First, allow me to say that I'm no expert when it comes to city planning and zoning. But I have been in cities that appear to have good zoning, and cities that obviously have horrid zoning. In small communities in New Mexico, as an example, zoning is pretty weak and the result is junkyards right next to large single-family homes. Santa Fe, N.M., is an exception, as their zoning regulations have been designed to protect the historic character of this capital city. There are no high rise buildings in Santa Fe because it would destroy the historic look of an old Spanish city that draws millions of tourist to enjoy the plaza and mixing of three cultures: Anglo, Latino and Native American. The preferred building material is adobe, so modern, all-glass structures are also absent.
Zoning is a simple concept. It separates areas of the city according to how it may best be used to promote the general welfare of citizens. Residential areas are separated from commercial areas and industrial areas. Each different use requires different kinds of infrastructure development. Residential roads need not be designed to accommodate large industrial trucks. Industrial areas need access to things like railroads and interstate highways and airports. Commercial areas, especially when they include retail businesses, need more parking than do residential areas.
Humans have been planning how their cities evolve for centuries. City planning is nothing new, although it seems that, like everything that involves politics, the way a city grows and evolves is dependent upon whether the planning process is controlled by developers or citizens. One controversial new theory of city planning is based on the theory that modern lifestyles waste natural resources and create social inequalities. Planners who embrace this theory think about communities with front porches so that people can get to know their neighbors. They include walking, running and biking paths to connect residential areas with commercial and industrial areas. They have pocket parks in commercial and industrial areas so that workers have a quiet place to take a break from the pressures of work.
Grand Junction seems to be in the middle of a tug of war between developers who want the most profitable use of the land in which they have invested, and citizens who want a pleasant and healthy place to live. Two prime examples of this tug of war are the zoning question that will be on Grand Junction's ballot in April relative to property owned by Brady Trucking, and a struggle by the residents of El Poso who do not want the initially proposed 6-foot-high chain link fence topped with concertina wire around a land parcel located at the entrance of their community. (The developer of the property this week made a concession to build a "masonry" wall, as opposed to a chain link fence and concertina wire.)
I once helped to finance a wild fire facility that was located on the Hoopa Valley Reservation in California. Tribal leaders nixed any idea that there be chain link fences and concertina wire on a building that was on the main road through the tribal community. Their thinking was that if it looked like a prison, people would behave like prisoners, but if it looked like a garden, people would stop to smell the roses.
The residents of El Poso want to smell the roses and continue producing community leaders. But the Lead City Planner did not counter the developer when residents were told that it was a "done deal" even before the project has approval by the City Council. El Poso residents expected they would not be heard in the process of approving a "wareyard" at the entrance to their community.
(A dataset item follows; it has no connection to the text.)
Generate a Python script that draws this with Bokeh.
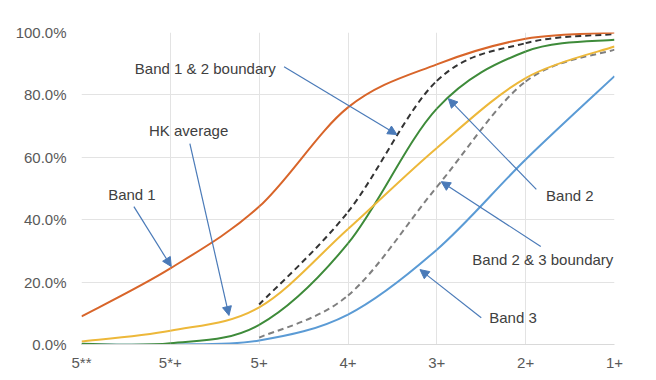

I understand why the developer would want to build a project for the Department of the Interior (DOI). That would make it a Class A tenant, which will make financing easier. That developer wants to maximize its profits and minimize its expenses. They are looking for the least expensive security measures to protect the boats, signs, etc. needing to be stored by the DOI. Least expensive isn't always most appealing.
I have a couple of questions for the city planners. Is this the best use of the Gene Taylor property? Are there other locations that might be better suited to a "wareyard?" Do the residents, who happen to be mostly Latino, deserve roses?